Tomorrow, Massachusetts will hold its Republican primary and we encourage the Harvard community to take the time to vote. Many of the primaries this election year are bitterly contested, and the Republican candidates may fight for the nomination all the way to San Diego. Every ballot has extra significance.

The current political apathy that many Americans exhibit is disturbing. In other nations, crusaders are fighting for the right to vote. The ideal of free and fair elections is still a cruel joke under many regimes. Yet, Americans frequently take their electoral rights and responsibilities for granted. Even worse, many Americans who are constantly complain about their government do not actually vote.
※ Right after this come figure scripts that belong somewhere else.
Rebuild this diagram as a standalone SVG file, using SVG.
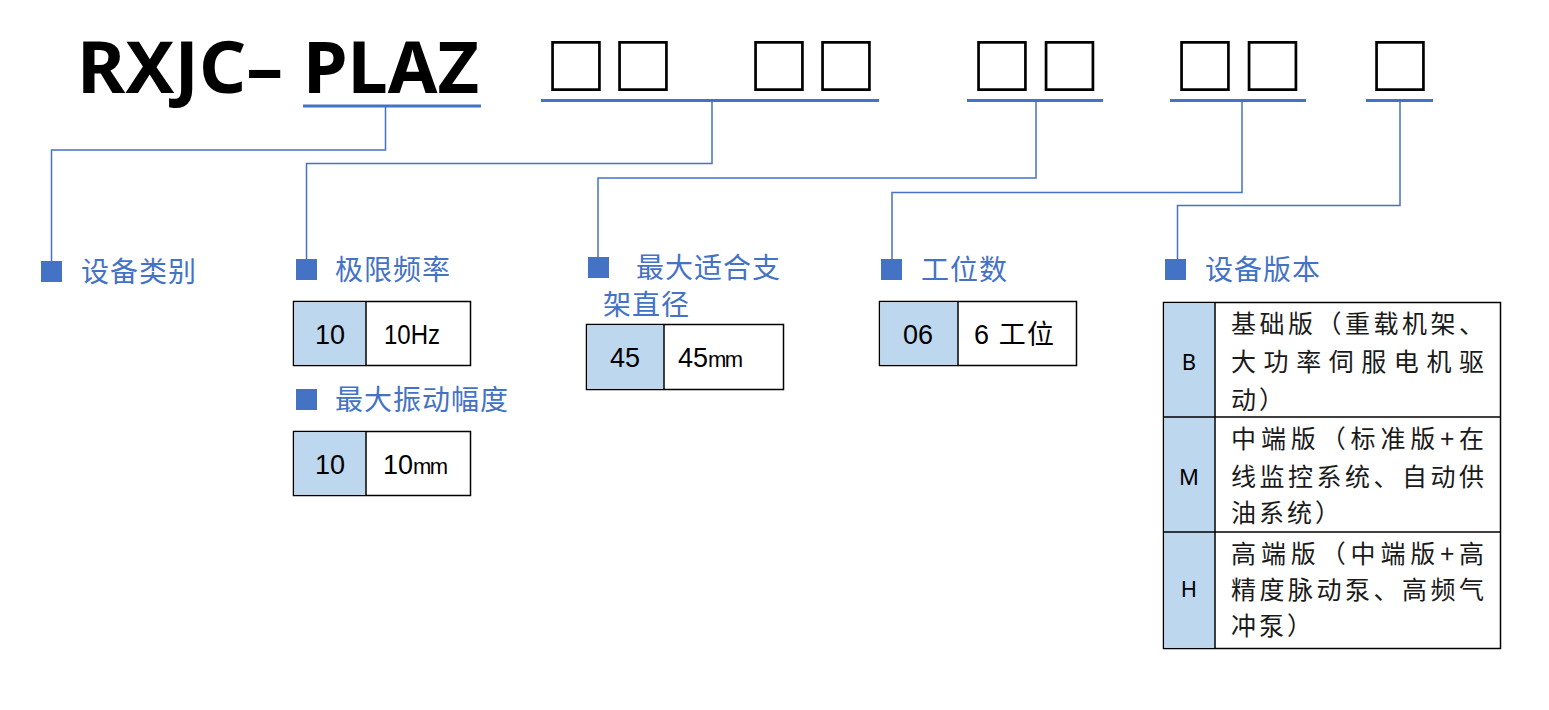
<svg xmlns="http://www.w3.org/2000/svg" width="1549" height="710" viewBox="0 0 1549 710">
<style>
.title{font-family:"Noto Sans","Open Sans","Liberation Sans",sans-serif;font-weight:bold;font-size:71px;fill:#000}
.sq{font-family:"Noto Sans CJK SC","DejaVu Sans",sans-serif;font-weight:bold;font-size:62px;fill:#000;text-anchor:middle}
.ul{fill:#4472C4}
.conn{fill:none;stroke:#4472C4;stroke-width:1.5}
.bul{fill:#4472C4}
.lbl{font-family:"Noto Sans CJK SC",sans-serif;font-size:28px;fill:#4472C4;letter-spacing:1px}
.box{fill:#fff;stroke:#000;stroke-width:1.5}
.code{fill:#BDD7EE}
.div{stroke:#000;stroke-width:1.5}
.num{font-family:"Liberation Sans","Noto Sans CJK SC",sans-serif;font-size:27px;fill:#000}
.mm{font-size:22px;letter-spacing:-1.5px}
.numc{font-family:"Liberation Sans",sans-serif;font-size:27px;fill:#000;text-anchor:middle}
.ver{font-family:"Noto Sans CJK SC",sans-serif;font-size:25px;fill:#1a1a1a;letter-spacing:3px}
.verj{font-family:"Noto Sans CJK SC",sans-serif;font-size:25px;fill:#1a1a1a}
.vc{font-family:"Noto Sans",sans-serif;font-size:22px;fill:#000;text-anchor:middle}
</style>
<g id="title">
<text class="title" x="77" y="93" textLength="206" lengthAdjust="spacingAndGlyphs">RXJC–</text>
<text class="title" x="303" y="93" textLength="176" lengthAdjust="spacingAndGlyphs">PLAZ</text>
<rect class="ul" x="303" y="104.5" width="178" height="3"/>
</g>
<g id="code-fields">
<text class="sq" x="576" y="90">□</text><text class="sq" x="643" y="90">□</text>
<text class="sq" x="779" y="90">□</text><text class="sq" x="846" y="90">□</text>
<rect class="ul" x="541" y="99" width="338" height="3"/>
<text class="sq" x="1002" y="90">□</text><text class="sq" x="1069.5" y="90">□</text>
<rect class="ul" x="967" y="99" width="136" height="3"/>
<text class="sq" x="1205" y="90">□</text><text class="sq" x="1272.5" y="90">□</text>
<rect class="ul" x="1170" y="99" width="136" height="3"/>
<text class="sq" x="1400" y="90">□</text>
<rect class="ul" x="1366" y="99" width="67" height="3"/>
</g>
<g id="connectors">
<polyline class="conn" points="385.5,107 385.5,150 51.5,150 51.5,262"/>
<polyline class="conn" points="712,102 712,163.5 306.5,163.5 306.5,260"/>
<polyline class="conn" points="1036,102 1036,178 598,178 598,258"/>
<polyline class="conn" points="1242,102 1242,192.5 892,192.5 892,260"/>
<polyline class="conn" points="1400,102 1400,205.5 1177.5,205.5 1177.5,260"/>
</g>
<g id="n-category">
<rect class="bul" x="41" y="261" width="21" height="21"/>
<text class="lbl" x="81" y="282">设备类别</text>
</g>
<g id="n-frequency">
<rect class="bul" x="296" y="259" width="21" height="21"/>
<text class="lbl" x="335" y="280">极限频率</text>
<rect class="box" x="293.5" y="301.5" width="177" height="64"/>
<rect class="code" x="294.25" y="302.25" width="71.5" height="62.5"/>
<line class="div" x1="366" y1="301.5" x2="366" y2="365.5"/>
<text class="numc" x="330" y="344">10</text>
<text class="num" x="384" y="344" textLength="56" lengthAdjust="spacingAndGlyphs">10Hz</text>
</g>
<g id="n-amplitude">
<rect class="bul" x="296" y="389" width="21" height="21"/>
<text class="lbl" x="335" y="410">最大振动幅度</text>
<rect class="box" x="293.5" y="431.5" width="177" height="64"/>
<rect class="code" x="294.25" y="432.25" width="71.5" height="62.5"/>
<line class="div" x1="366" y1="431.5" x2="366" y2="495.5"/>
<text class="numc" x="330" y="474">10</text>
<text class="num" x="383" y="474">10<tspan class="mm">mm</tspan></text>
</g>
<g id="n-diameter">
<rect class="bul" x="588" y="257" width="21" height="21"/>
<text class="lbl" x="636" y="278">最大适合支</text>
<text class="lbl" x="603" y="315">架直径</text>
<rect class="box" x="586.5" y="324.5" width="197" height="65"/>
<rect class="code" x="587.25" y="325.25" width="76.5" height="63.5"/>
<line class="div" x1="664" y1="324.5" x2="664" y2="389.5"/>
<text class="numc" x="625" y="367">45</text>
<text class="num" x="678" y="367">45<tspan class="mm">mm</tspan></text>
</g>
<g id="n-stations">
<rect class="bul" x="881" y="259" width="21" height="21"/>
<text class="lbl" x="921" y="280">工位数</text>
<rect class="box" x="879.5" y="301.5" width="197" height="64"/>
<rect class="code" x="880.25" y="302.25" width="77.5" height="62.5"/>
<line class="div" x1="958" y1="301.5" x2="958" y2="365.5"/>
<text class="numc" x="918" y="344">06</text>
<text class="num" x="974" y="344" textLength="80" lengthAdjust="spacing">6 工位</text>
</g>
<g id="n-version">
<rect class="bul" x="1165" y="259" width="21" height="21"/>
<text class="lbl" x="1205" y="280">设备版本</text>
<rect class="box" x="1163.5" y="302.5" width="337" height="346"/>
<rect class="code" x="1164.25" y="303.25" width="50.5" height="344.5"/>
<line class="div" x1="1215" y1="302.5" x2="1215" y2="648.5"/>
<line class="div" x1="1163.5" y1="417" x2="1500.5" y2="417"/>
<line class="div" x1="1163.5" y1="532" x2="1500.5" y2="532"/>
<text class="vc" x="1189" y="370">B</text>
<text class="verj" x="1231" y="333" textLength="253" lengthAdjust="spacing">基础版（重载机架、</text>
<text class="verj" x="1231" y="371" textLength="253" lengthAdjust="spacing">大功率伺服电机驱</text>
<text class="ver" x="1231" y="409">动）</text>
<text class="vc" x="1189" y="485">M</text>
<text class="verj" x="1231" y="448" textLength="253" lengthAdjust="spacing">中端版（标准版+在</text>
<text class="verj" x="1231" y="486" textLength="253" lengthAdjust="spacing">线监控系统、自动供</text>
<text class="ver" x="1231" y="522">油系统）</text>
<text class="vc" x="1189" y="597">H</text>
<text class="verj" x="1231" y="563" textLength="253" lengthAdjust="spacing">高端版（中端版+高</text>
<text class="verj" x="1231" y="599" textLength="253" lengthAdjust="spacing">精度脉动泵、高频气</text>
<text class="ver" x="1231" y="635">冲泵）</text>
</g>
</svg>
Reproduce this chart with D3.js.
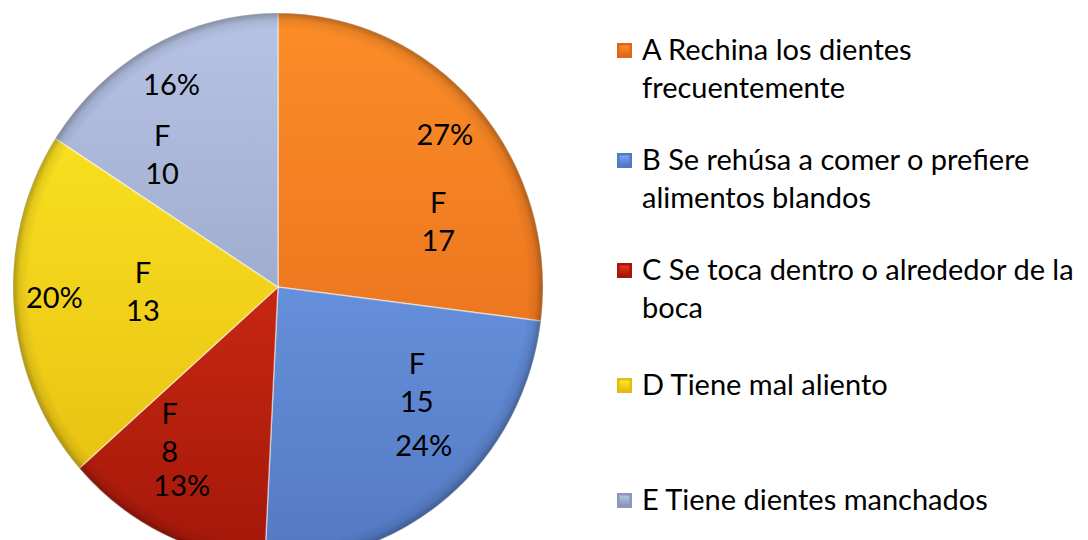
<!DOCTYPE html>
<html>
<head>
<meta charset="utf-8">
<script src="https://cdn.jsdelivr.net/npm/d3@7"></script>
<style>
  body { margin: 0; background: #fff; }
  svg { display: block; font-family: Lato, "Open Sans", sans-serif; }
</style>
</head>
<body>
<svg id="chart" width="1088" height="540"></svg>
<script>
// data
const categories = [
  "A Rechina los dientes frecuentemente",
  "B Se rehúsa a comer o prefiere alimentos blandos",
  "C Se toca dentro o alrededor de la boca",
  "D Tiene mal aliento",
  "E Tiene dientes manchados"
];
const values = [17, 15, 8, 13, 10];
const percentLabels = ["27%", "24%", "13%", "20%", "16%"];
const seriesName = "F";

// legend lines as wrapped in the picture
const legendLines = [
  ["A Rechina los dientes", "frecuentemente"],
  ["B Se rehúsa a comer o prefiere", "alimentos blandos"],
  ["C Se toca dentro o alrededor de la", "boca"],
  ["D Tiene mal aliento"],
  ["E Tiene dientes manchados"]
];

// light / dark shade for each slice
const colorsTop = ["#fb8d27", "#76a6f3", "#e8381a", "#ffea24", "#b6c3e4"];
const colorsBottom = ["#e2661a", "#5479c2", "#a4170a", "#e4bb10", "#8a97b8"];

// label placement: fraction along the slice, fraction of radius
const valueLabelAt = [[0.705, 0.65], [0.31, 0.63], [0.76, 0.67], [0.53, 0.51], [0.26, 0.65]];
const percentLabelAt = [[0.5, 0.84], [0.46, 0.80], [0.52, 0.81], [0.52, 0.845], [0.5, 0.84]];

const svg = d3.select("#chart");
const cx = 278, cy = 287, r = 265, sy = 274 / 265;
const fontSize = 29;

const defs = svg.append("defs");
values.forEach((v, i) => {
  const g = defs.append("linearGradient")
    .attr("id", "grad" + i)
    .attr("gradientUnits", "userSpaceOnUse")
    .attr("x1", 0).attr("y1", -r).attr("x2", 0).attr("y2", r);
  g.append("stop").attr("offset", "0%").attr("stop-color", colorsTop[i]);
  g.append("stop").attr("offset", "100%").attr("stop-color", colorsBottom[i]);

  const m = defs.append("linearGradient")
    .attr("id", "mark" + i)
    .attr("x1", 0).attr("y1", 0).attr("x2", 0).attr("y2", 1);
  m.append("stop").attr("offset", "0%").attr("stop-color", colorsTop[i]);
  m.append("stop").attr("offset", "100%").attr("stop-color", colorsBottom[i]);
});

const rim = defs.append("radialGradient").attr("id", "rim")
  .attr("cx", "50%").attr("cy", "50%").attr("r", "50%");
rim.append("stop").attr("offset", "0%").attr("stop-color", "#000").attr("stop-opacity", 0);
rim.append("stop").attr("offset", "94%").attr("stop-color", "#000").attr("stop-opacity", 0);
rim.append("stop").attr("offset", "97.5%").attr("stop-color", "#000").attr("stop-opacity", 0.08);
rim.append("stop").attr("offset", "100%").attr("stop-color", "#000").attr("stop-opacity", 0.28);

const pie = d3.pie().sort(null).value(d => d);
const arcs = pie(values);
const arc = d3.arc().innerRadius(0).outerRadius(r);

const g = svg.append("g")
  .attr("transform", `translate(${cx},${cy}) scale(1,${sy})`);

g.selectAll("path.slice")
  .data(arcs)
  .enter()
  .append("path")
  .attr("class", "slice")
  .attr("d", arc)
  .attr("fill", (d, i) => "url(#grad" + i + ")")
  .attr("stroke", "#ffffff")
  .attr("stroke-opacity", 0.5)
  .attr("stroke-width", 1.4);

g.append("circle")
  .attr("r", r)
  .attr("fill", "url(#rim)")
  .attr("pointer-events", "none");

// label positions in page coordinates
function pt(angle, rad) {
  return [cx + Math.sin(angle) * rad, cy - Math.cos(angle) * rad * sy];
}

const labels = svg.append("g")
  .attr("font-size", fontSize)
  .attr("fill", "#000")
  .attr("text-anchor", "middle");

arcs.forEach((d, i) => {
  const span = d.endAngle - d.startAngle;
  const p = pt(d.startAngle + span * percentLabelAt[i][0], r * percentLabelAt[i][1]);
  labels.append("text")
    .attr("x", p[0]).attr("y", p[1])
    .attr("dy", "0.35em")
    .text(percentLabels[i]);

  const q = pt(d.startAngle + span * valueLabelAt[i][0], r * valueLabelAt[i][1]);
  labels.append("text")
    .attr("x", q[0]).attr("y", q[1] - 19)
    .attr("dy", "0.35em")
    .text(seriesName);
  labels.append("text")
    .attr("x", q[0]).attr("y", q[1] + 19)
    .attr("dy", "0.35em")
    .text(values[i]);
});

// legend
const legendY = [60, 170, 280, 395, 510];
const legend = svg.append("g").attr("font-size", fontSize);

categories.forEach((c, i) => {
  const item = legend.append("g").attr("transform", `translate(617,${legendY[i]})`);
  item.append("rect")
    .attr("x", 0).attr("y", -17)
    .attr("width", 15).attr("height", 15)
    .attr("fill", colorsBottom[i]);
  item.append("rect")
    .attr("x", 2.5).attr("y", -14.5)
    .attr("width", 10).attr("height", 10)
    .attr("fill", "url(#mark" + i + ")");
  item.append("text")
    .attr("x", 25).attr("y", 0)
    .selectAll("tspan")
    .data(legendLines[i])
    .enter()
    .append("tspan")
    .attr("x", 25)
    .attr("dy", (d, j) => j === 0 ? 0 : 38)
    .text(d => d);
});
</script>
</body>
</html>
How can those who do not vote expect their criticism to be taken seriously?

Voting is not merely a method of choosing our country's next leaders. Casting a ballot helps to build good citizenship. It helps to make Americans more aware of current political issues, and educates them in the principles of self-government. Harvard students should feel a special responsibility to vote. Our generation has too often been accused of being mired in angst and nihilism.

Voting is even more crucial in today's political climate. The forces of extremism have manifested themselves in conservative commentator Patrick J. Buchanan. If not enough reasonable and sensible citizens cast their ballots, a demagogue, racist or extremist could be thrust into office. Even though Buchanan lost the South Carolina primary to Bob Dole this weekend, his strong showing in New Hampshire suggests that he could do well in this area, more reason for students to take their voting seriously. America's next president needs to have the vision to lead the entire country into the 21st century. At the heart of this vision must be a solid belief in democracy and free trade, not a dangerous reliance on national socialism.

We encourage those who are not currently registered to vote to do so. Although the Massachusetts primary is important, November's presidential election will be even more significant. For many students, this will be their first opportunity to help choose a U.S. president. In the upcoming elections, we urge all voters to focus on the current issues and to resist being swayed by the barrage of slick political advertising designed by campaign spin doctors.